В 1937 году я забеременела. Мне очень хотелось ребенка от Бори, и нужно было иметь большую силу воли, чтобы в эти страшные времена сохранить здоровье и благополучно сохранить беременность до конца. Всех этих ужасов оказалось мало. Как-то днем приехала машина. Из нее вышел человек, собиравший подписи писателей с выражением одобрения смертного приговора военным «преступникам» – Тухачевскому, Якиру и Эйдеману. Первый раз я увидела Борю рассвирепевшим. Он чуть не с кулаками набросился на приехавшего, хотя тот ни в чем не был виноват, и кричал: «Чтобы подписать, надо этих лиц знать и знать, что они сделали. Мне же о них ничего не известно, я им жизни не давал и не имею права ее отнимать. Жизнью людей должно распоряжаться государство, а не частные граждане. Товарищ, это не контрамарки в театр подписывать, и я ни за что не подпишу!» Я была в ужасе и умоляла его подписать ради нашего ребенка. На это он мне сказал: «Ребенок, который родится не от меня, а от человека с иными взглядами, мне не нужен, пусть гибнет».
Тогда я удивилась его жестокости, но пришлось, как всегда в таких случаях, ему подчиниться. Он снова вышел к этому человеку и сказал: «Пусть мне грозит та же участь, я готов погибнуть в общей массе», – и с этими словами спустил его с лестницы.

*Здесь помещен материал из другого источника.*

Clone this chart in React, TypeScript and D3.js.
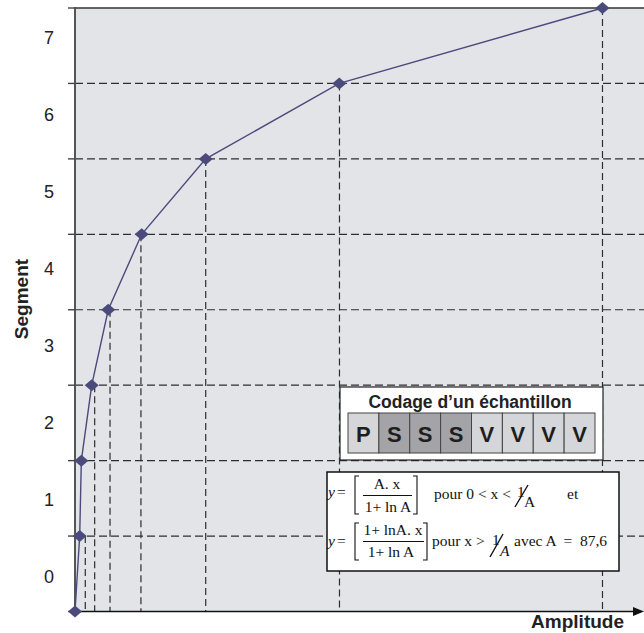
import React from "react";
import * as d3 from "d3";

// ---- data ----
const segmentLevels = [0, 1, 2, 3, 4, 5, 6, 7, 8];
const amplitudes = [0, 0.0089, 0.012, 0.0317, 0.063, 0.1264, 0.2478, 0.501, 1.0];
const dropAmplitudes = [0.0195, 0.0373, 0.0664, 0.125, 0.2478, 0.5014, 1.0];
const dropLevels = [1, 3, 4, 5, 6, 7, 8];
const gridLevels = [1, 2, 3, 4, 5, 6, 7];
const tickLevels = [0, 1, 2, 3, 4, 5, 6, 7, 8];
const segmentLabels = ["0", "1", "2", "3", "4", "5", "6", "7"];
const codeBits = ["P", "S", "S", "S", "V", "V", "V", "V"];
const bitColors: Record<string, string> = { P: "#d6d6d8", S: "#a4a4a8", V: "#d5d6d9" };

const W = 644;
const H = 633;
const SANS = "'Liberation Sans', Arial, sans-serif";
const SERIF = "'Liberation Serif', 'Times New Roman', serif";

export default function App() {
  const x = d3.scaleLinear().domain([0, 1.0787]).range([75, 644]);
  const y = d3.scaleLinear().domain([0, 8]).range([611.5, 8]);
  // labels are spaced slightly wider than the grid in the reference
  const labelY = d3.scaleLinear().domain([0, 7]).range([577, 38]);
  const pts = amplitudes.map((a, i) => [x(a), y(segmentLevels[i])] as [number, number]);
  const line = d3.line<[number, number]>()(pts) || "";
  const lineColor = "#4b4a7c";
  const gridColor = "#2e2e2e";

  const cellX0 = 348;
  const cellW = (595 - 348) / codeBits.length;

  const bracket = (xx: number, y0: number, y1: number, dir: number) =>
    `M${xx + 4 * dir},${y0} L${xx},${y0} L${xx},${y1} L${xx + 4 * dir},${y1}`;

  return (
    <svg
      width={W}
      height={H}
      style={{ position: "absolute", left: 0, top: 0, background: "#fff" }}
    >
      {/* plot background */}
      <rect x={x(0)} y={y(8)} width={W - x(0)} height={y(0) - y(8)} fill="#e3e4e8" />

      {/* horizontal dashed grid */}
      {gridLevels.map((l) => (
        <line
          key={"g" + l}
          x1={x(0)}
          x2={W}
          y1={y(l)}
          y2={y(l)}
          stroke={gridColor}
          strokeWidth={1.2}
          strokeDasharray="8,4"
        />
      ))}

      {/* vertical drop lines */}
      {dropAmplitudes.map((a, i) => (
        <line
          key={"d" + i}
          x1={x(a)}
          x2={x(a)}
          y1={y(dropLevels[i])}
          y2={y(0)}
          stroke={gridColor}
          strokeWidth={1.2}
          strokeDasharray="7,4"
        />
      ))}

      {/* top border */}
      <line x1={x(0)} x2={W} y1={y(8)} y2={y(8)} stroke="#333" strokeWidth={1.5} />

      {/* y axis */}
      <line x1={x(0)} x2={x(0)} y1={y(8) - 1} y2={y(0) + 1} stroke="#555" strokeWidth={2} />
      {tickLevels.map((l) => (
        <line key={"t" + l} x1={68} x2={x(0)} y1={y(l)} y2={y(l)} stroke="#444" strokeWidth={1.4} />
      ))}
      {segmentLabels.map((s, i) => (
        <text
          key={"l" + s}
          x={54}
          y={labelY(i)}
          textAnchor="end"
          dominantBaseline="central"
          fontFamily={SANS}
          fontSize={18}
          fill="#222"
        >
          {s}
        </text>
      ))}
      <text
        transform={`translate(28,299) rotate(-90)`}
        textAnchor="middle"
        fontFamily={SANS}
        fontWeight="bold"
        fontSize={19}
        fill="#222"
      >
        Segment
      </text>

      {/* x axis with arrow */}
      <line x1={x(0)} x2={636} y1={y(0)} y2={y(0)} stroke="#111" strokeWidth={1.5} />
      <polygon points={`633,${y(0) - 4.5} 644,${y(0)} 633,${y(0) + 4.5}`} fill="#111" />
      <text
        x={624}
        y={628}
        textAnchor="end"
        fontFamily={SANS}
        fontWeight="bold"
        fontSize={19}
        fill="#222"
      >
        Amplitude
      </text>

      {/* curve */}
      <path d={line} fill="none" stroke={lineColor} strokeWidth={1.4} />
      {pts.map(([px, py], i) => (
        <path
          key={"m" + i}
          d={`M${px},${py - 6} L${px + 7},${py} L${px},${py + 6} L${px - 7},${py} Z`}
          fill={lineColor}
        />
      ))}

      {/* Codage box */}
      <rect x={340} y={387} width={263} height={73} fill="#fff" stroke="#222" strokeWidth={1.2} />
      <text
        x={470}
        y={408}
        textAnchor="middle"
        fontFamily={SANS}
        fontWeight="bold"
        fontSize={17.5}
        fill="#222"
      >
        Codage d’un échantillon
      </text>
      {codeBits.map((b, i) => (
        <g key={"c" + i}>
          <rect
            x={cellX0 + i * cellW}
            y={413}
            width={cellW}
            height={40}
            fill={bitColors[b]}
            stroke="#444"
            strokeWidth={1}
          />
          <text
            x={cellX0 + i * cellW + cellW / 2}
            y={434}
            textAnchor="middle"
            dominantBaseline="central"
            fontFamily={SANS}
            fontWeight="bold"
            fontSize={22}
            fill="#1e1e1e"
          >
            {b}
          </text>
        </g>
      ))}

      {/* Formula box */}
      <rect x={327} y={472} width={292} height={99} fill="#fff" stroke="#111" strokeWidth={1.5} />
      <g fontFamily={SERIF} fontSize={15.5} fill="#111">
        {/* line 1 */}
        <text x={328} y={497} fontStyle="italic">y</text>
        <text x={337} y={497}>=</text>
        <path d={bracket(355, 476, 514, 1)} fill="none" stroke="#111" strokeWidth={1.1} />
        <text x={387} y={489} textAnchor="middle">A. x</text>
        <line x1={363} x2={412} y1={495.5} y2={495.5} stroke="#111" strokeWidth={1} />
        <text x={388} y={512} textAnchor="middle">1+ ln A</text>
        <path d={bracket(417, 476, 514, -1)} fill="none" stroke="#111" strokeWidth={1.1} />
        <text x={434} y={499}>pour 0 &lt; x &lt;</text>
        <text x={517} y={497}>1</text>
        <line x1={515} x2={528} y1={507} y2={485} stroke="#111" strokeWidth={1.4} />
        <text x={524} y={507}>A</text>
        <text x={567} y={499}>et</text>

        {/* line 2 */}
        <text x={328} y={546} fontStyle="italic">y</text>
        <text x={337} y={546}>=</text>
        <path d={bracket(355, 523, 560, 1)} fill="none" stroke="#111" strokeWidth={1.1} />
        <text x={393} y={535} textAnchor="middle">1+ lnA. x</text>
        <line x1={363} x2={424} y1={541.5} y2={541.5} stroke="#111" strokeWidth={1} />
        <text x={391} y={557} textAnchor="middle">1+ ln A</text>
        <path d={bracket(427, 523, 560, -1)} fill="none" stroke="#111" strokeWidth={1.1} />
        <text x={432} y={546}>pour x &gt;</text>
        <text x={492} y={545}>1</text>
        <line x1={490} x2={503} y1={557} y2={534} stroke="#111" strokeWidth={1.4} />
        <text x={500} y={556} fontStyle="italic">A</text>
        <text x={514} y={546} xmlSpace="preserve">{"avec A  =  87,6"}</text>
      </g>
    </svg>
  );
}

Слухи об этом происшествии распространились. Борю вызвал тогдашний председатель Союза писателей Ставский. Что говорил ему Ставский – я не знаю, но Боря вернулся от него успокоенный и сказал, что может продолжать нести голову высоко и у него как гора с плеч свалилась. Несколько раз к нему приходил Павленко, он убеждал Борю, называл его христосиком, просил опомниться и подписать. Боря отвечал, что дать подпись – значит самому у себя отнять жизнь, поэтому он предпочитает погибнуть от чужой руки. Что касается меня, то я просто устала укладывать его вещи в чемодан, зная, чем все это должно кончиться…
Ночь прошла благополучно. На другое утро, открыв газету, мы увидели его подпись среди других писателей! Возмущению Бори не было предела. Он тут же оделся и отправился в Союз писателей. Я не хотела отпускать его одного, предчувствуя большой скандал, но он уговорил меня остаться… Приехав из Москвы в Переделкино, он рассказал мне о разговоре со Ставским. Боря заявил ему, что ожидал всего, но таких подлогов он в жизни не видел, его просто убили, поставив его подпись.
На самом деле его этим спасли. Ставский сказал ему, что это редакционная ошибка. Боря стал требовать опровержения, но его, конечно, не напечатали.